• **Problem**: Images should be left out, and everything else in the listing reproduced exactly.
+++
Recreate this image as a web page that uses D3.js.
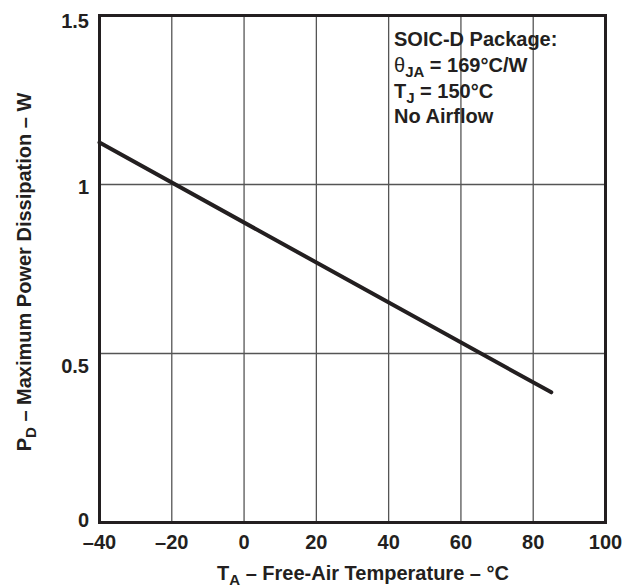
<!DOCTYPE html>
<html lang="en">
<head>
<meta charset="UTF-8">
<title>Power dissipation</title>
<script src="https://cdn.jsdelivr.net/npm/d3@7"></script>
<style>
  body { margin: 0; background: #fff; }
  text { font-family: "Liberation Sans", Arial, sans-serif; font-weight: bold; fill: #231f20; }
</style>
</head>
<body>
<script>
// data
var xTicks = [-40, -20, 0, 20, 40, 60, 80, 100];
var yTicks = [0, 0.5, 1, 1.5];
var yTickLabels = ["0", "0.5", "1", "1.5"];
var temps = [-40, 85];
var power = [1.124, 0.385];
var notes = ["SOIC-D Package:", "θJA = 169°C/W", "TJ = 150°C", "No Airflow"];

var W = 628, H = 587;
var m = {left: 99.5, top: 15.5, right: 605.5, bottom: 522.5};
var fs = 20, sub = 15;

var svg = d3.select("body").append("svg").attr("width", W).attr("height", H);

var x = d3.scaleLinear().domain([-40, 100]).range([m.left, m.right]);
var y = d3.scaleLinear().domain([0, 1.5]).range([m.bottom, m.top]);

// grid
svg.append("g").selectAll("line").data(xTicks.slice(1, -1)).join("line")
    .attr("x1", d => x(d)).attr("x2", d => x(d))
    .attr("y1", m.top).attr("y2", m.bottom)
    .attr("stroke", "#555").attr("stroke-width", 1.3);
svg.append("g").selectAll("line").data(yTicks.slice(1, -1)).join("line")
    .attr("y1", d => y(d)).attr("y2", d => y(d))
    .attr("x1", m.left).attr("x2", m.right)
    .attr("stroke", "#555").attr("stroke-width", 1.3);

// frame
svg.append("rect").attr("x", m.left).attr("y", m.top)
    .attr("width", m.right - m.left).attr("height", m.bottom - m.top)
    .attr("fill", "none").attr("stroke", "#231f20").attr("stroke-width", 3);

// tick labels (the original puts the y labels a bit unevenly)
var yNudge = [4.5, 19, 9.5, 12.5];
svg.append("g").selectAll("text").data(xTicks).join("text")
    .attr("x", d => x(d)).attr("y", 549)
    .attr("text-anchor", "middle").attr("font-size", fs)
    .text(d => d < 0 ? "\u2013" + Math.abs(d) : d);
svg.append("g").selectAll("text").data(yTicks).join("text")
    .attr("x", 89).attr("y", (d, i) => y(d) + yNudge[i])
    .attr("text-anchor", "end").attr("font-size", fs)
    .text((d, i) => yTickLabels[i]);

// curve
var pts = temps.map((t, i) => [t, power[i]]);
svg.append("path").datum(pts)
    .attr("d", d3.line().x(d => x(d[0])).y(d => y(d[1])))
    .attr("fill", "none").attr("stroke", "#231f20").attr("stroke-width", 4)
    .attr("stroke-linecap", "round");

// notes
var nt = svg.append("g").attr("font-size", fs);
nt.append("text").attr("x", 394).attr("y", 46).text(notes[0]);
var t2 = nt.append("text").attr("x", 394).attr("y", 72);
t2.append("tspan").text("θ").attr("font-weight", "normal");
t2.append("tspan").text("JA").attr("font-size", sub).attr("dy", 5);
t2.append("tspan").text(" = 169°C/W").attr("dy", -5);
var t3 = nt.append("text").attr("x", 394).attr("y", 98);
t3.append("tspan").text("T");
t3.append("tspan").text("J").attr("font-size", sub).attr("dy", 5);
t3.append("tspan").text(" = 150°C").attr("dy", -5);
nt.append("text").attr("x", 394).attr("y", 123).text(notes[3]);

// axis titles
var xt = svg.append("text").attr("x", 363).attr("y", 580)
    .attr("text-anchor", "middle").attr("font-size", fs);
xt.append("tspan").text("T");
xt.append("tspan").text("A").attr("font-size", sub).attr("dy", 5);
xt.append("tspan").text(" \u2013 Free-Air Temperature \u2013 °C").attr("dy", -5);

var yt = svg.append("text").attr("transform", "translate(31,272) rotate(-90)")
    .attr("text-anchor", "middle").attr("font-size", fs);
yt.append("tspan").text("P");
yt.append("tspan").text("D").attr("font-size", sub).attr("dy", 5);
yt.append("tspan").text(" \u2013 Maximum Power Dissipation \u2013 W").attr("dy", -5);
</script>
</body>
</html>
+++
• **Completed exercise**:
Recreate this image as a web page that uses D3.js.
<!DOCTYPE html>
<html lang="en">
<head>
<meta charset="UTF-8">
<title>Power dissipation</title>
<script src="https://cdn.jsdelivr.net/npm/d3@7"></script>
<style>
  body { margin: 0; background: #fff; }
  text { font-family: "Liberation Sans", Arial, sans-serif; font-weight: bold; fill: #231f20; }
</style>
</head>
<body>
<script>
// data
var xTicks = [-40, -20, 0, 20, 40, 60, 80, 100];
var yTicks = [0, 0.5, 1, 1.5];
var yTickLabels = ["0", "0.5", "1", "1.5"];
var temps = [-40, 85];
var power = [1.124, 0.385];
var notes = ["SOIC-D Package:", "θJA = 169°C/W", "TJ = 150°C", "No Airflow"];

var W = 628, H = 587;
var m = {left: 99.5, top: 15.5, right: 605.5, bottom: 522.5};
var fs = 20, sub = 15;

var svg = d3.select("body").append("svg").attr("width", W).attr("height", H);

var x = d3.scaleLinear().domain([-40, 100]).range([m.left, m.right]);
var y = d3.scaleLinear().domain([0, 1.5]).range([m.bottom, m.top]);

// grid
svg.append("g").selectAll("line").data(xTicks.slice(1, -1)).join("line")
    .attr("x1", d => x(d)).attr("x2", d => x(d))
    .attr("y1", m.top).attr("y2", m.bottom)
    .attr("stroke", "#555").attr("stroke-width", 1.3);
svg.append("g").selectAll("line").data(yTicks.slice(1, -1)).join("line")
    .attr("y1", d => y(d)).attr("y2", d => y(d))
    .attr("x1", m.left).attr("x2", m.right)
    .attr("stroke", "#555").attr("stroke-width", 1.3);

// frame
svg.append("rect").attr("x", m.left).attr("y", m.top)
    .attr("width", m.right - m.left).attr("height", m.bottom - m.top)
    .attr("fill", "none").attr("stroke", "#231f20").attr("stroke-width", 3);

// tick labels (the original puts the y labels a bit unevenly)
var yNudge = [4.5, 19, 9.5, 12.5];
svg.append("g").selectAll("text").data(xTicks).join("text")
    .attr("x", d => x(d)).attr("y", 549)
    .attr("text-anchor", "middle").attr("font-size", fs)
    .text(d => d < 0 ? "\u2013" + Math.abs(d) : d);
svg.append("g").selectAll("text").data(yTicks).join("text")
    .attr("x", 89).attr("y", (d, i) => y(d) + yNudge[i])
    .attr("text-anchor", "end").attr("font-size", fs)
    .text((d, i) => yTickLabels[i]);

// curve
var pts = temps.map((t, i) => [t, power[i]]);
svg.append("path").datum(pts)
    .attr("d", d3.line().x(d => x(d[0])).y(d => y(d[1])))
    .attr("fill", "none").attr("stroke", "#231f20").attr("stroke-width", 4)
    .attr("stroke-linecap", "round");

// notes
var nt = svg.append("g").attr("font-size", fs);
nt.append("text").attr("x", 394).attr("y", 46).text(notes[0]);
var t2 = nt.append("text").attr("x", 394).attr("y", 72);
t2.append("tspan").text("θ").attr("font-weight", "normal");
t2.append("tspan").text("JA").attr("font-size", sub).attr("dy", 5);
t2.append("tspan").text(" = 169°C/W").attr("dy", -5);
var t3 = nt.append("text").attr("x", 394).attr("y", 98);
t3.append("tspan").text("T");
t3.append("tspan").text("J").attr("font-size", sub).attr("dy", 5);
t3.append("tspan").text(" = 150°C").attr("dy", -5);
nt.append("text").attr("x", 394).attr("y", 123).text(notes[3]);

// axis titles
var xt = svg.append("text").attr("x", 363).attr("y", 580)
    .attr("text-anchor", "middle").attr("font-size", fs);
xt.append("tspan").text("T");
xt.append("tspan").text("A").attr("font-size", sub).attr("dy", 5);
xt.append("tspan").text(" \u2013 Free-Air Temperature \u2013 °C").attr("dy", -5);

var yt = svg.append("text").attr("transform", "translate(31,272) rotate(-90)")
    .attr("text-anchor", "middle").attr("font-size", fs);
yt.append("tspan").text("P");
yt.append("tspan").text("D").attr("font-size", sub).attr("dy", 5);
yt.append("tspan").text(" \u2013 Maximum Power Dissipation \u2013 W").attr("dy", -5);
</script>
</body>
</html>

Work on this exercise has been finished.